### What is being asked
Make a verbatim copy of the entries below; pictures stay out.

▼

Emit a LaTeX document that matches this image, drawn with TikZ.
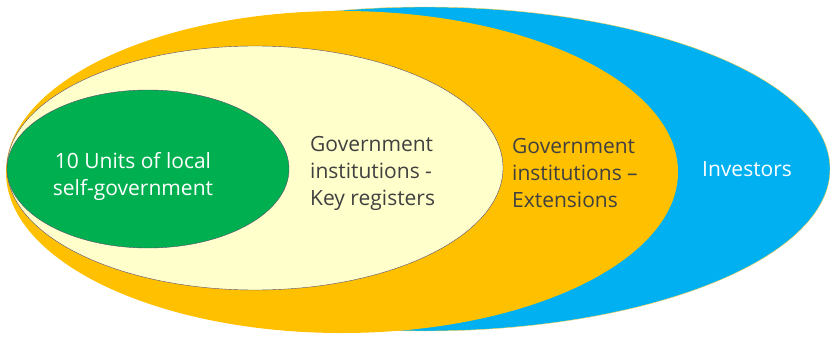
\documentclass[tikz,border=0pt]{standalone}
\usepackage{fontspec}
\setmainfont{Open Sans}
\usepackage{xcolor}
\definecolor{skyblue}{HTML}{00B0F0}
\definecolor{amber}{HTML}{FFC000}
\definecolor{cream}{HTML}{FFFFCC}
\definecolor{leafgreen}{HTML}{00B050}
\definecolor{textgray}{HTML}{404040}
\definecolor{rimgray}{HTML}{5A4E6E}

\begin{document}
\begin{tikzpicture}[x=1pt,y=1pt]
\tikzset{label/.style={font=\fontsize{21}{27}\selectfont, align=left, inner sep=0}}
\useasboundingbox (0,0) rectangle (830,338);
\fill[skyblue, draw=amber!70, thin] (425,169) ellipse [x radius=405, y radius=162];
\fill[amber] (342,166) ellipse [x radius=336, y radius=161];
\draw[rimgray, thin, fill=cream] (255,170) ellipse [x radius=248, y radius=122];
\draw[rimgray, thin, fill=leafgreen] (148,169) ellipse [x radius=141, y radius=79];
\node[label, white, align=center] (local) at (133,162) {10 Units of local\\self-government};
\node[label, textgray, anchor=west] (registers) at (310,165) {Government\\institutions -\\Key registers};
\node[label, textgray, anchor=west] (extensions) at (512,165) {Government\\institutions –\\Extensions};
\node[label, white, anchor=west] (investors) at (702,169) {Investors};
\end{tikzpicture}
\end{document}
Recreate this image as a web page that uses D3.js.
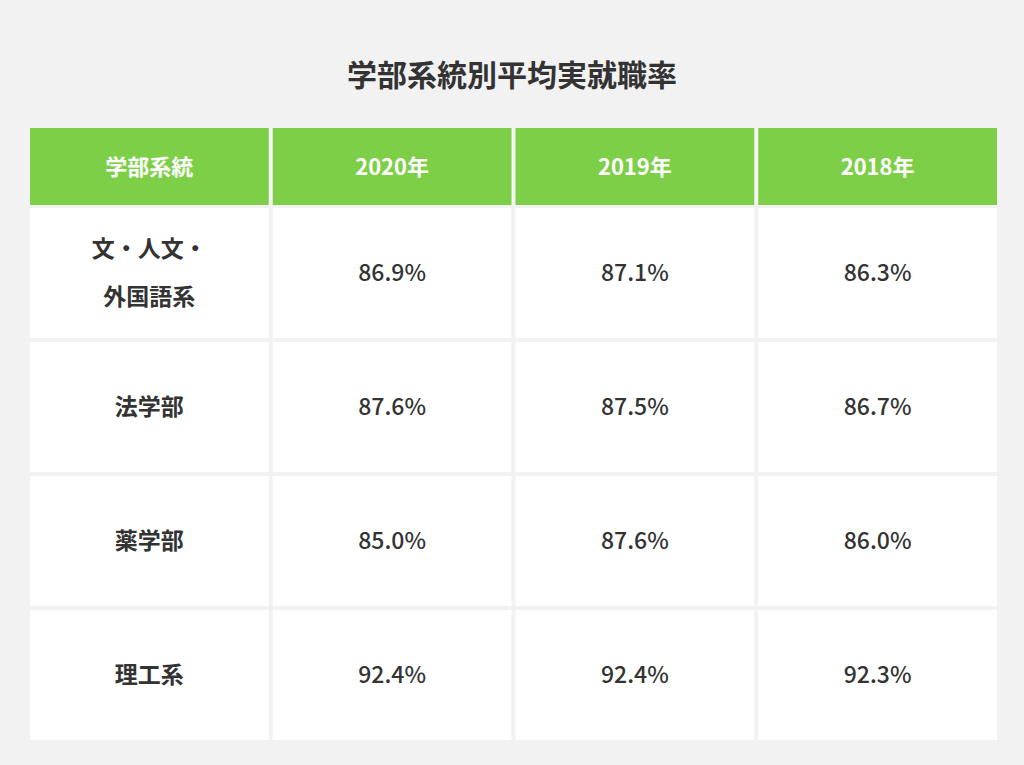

▲

### Correct output
Emit a LaTeX document that matches this image, drawn with TikZ.
\documentclass[tikz,border=0pt]{standalone}
\usepackage{fontspec}
\setmainfont{Open Sans}
\usepackage{xcolor}
\definecolor{skyblue}{HTML}{00B0F0}
\definecolor{amber}{HTML}{FFC000}
\definecolor{cream}{HTML}{FFFFCC}
\definecolor{leafgreen}{HTML}{00B050}
\definecolor{textgray}{HTML}{404040}
\definecolor{rimgray}{HTML}{5A4E6E}

\begin{document}
\begin{tikzpicture}[x=1pt,y=1pt]
\tikzset{label/.style={font=\fontsize{21}{27}\selectfont, align=left, inner sep=0}}
\useasboundingbox (0,0) rectangle (830,338);
\fill[skyblue, draw=amber!70, thin] (425,169) ellipse [x radius=405, y radius=162];
\fill[amber] (342,166) ellipse [x radius=336, y radius=161];
\draw[rimgray, thin, fill=cream] (255,170) ellipse [x radius=248, y radius=122];
\draw[rimgray, thin, fill=leafgreen] (148,169) ellipse [x radius=141, y radius=79];
\node[label, white, align=center] (local) at (133,162) {10 Units of local\\self-government};
\node[label, textgray, anchor=west] (registers) at (310,165) {Government\\institutions -\\Key registers};
\node[label, textgray, anchor=west] (extensions) at (512,165) {Government\\institutions –\\Extensions};
\node[label, white, anchor=west] (investors) at (702,169) {Investors};
\end{tikzpicture}
\end{document}
Recreate this image as a web page that uses D3.js.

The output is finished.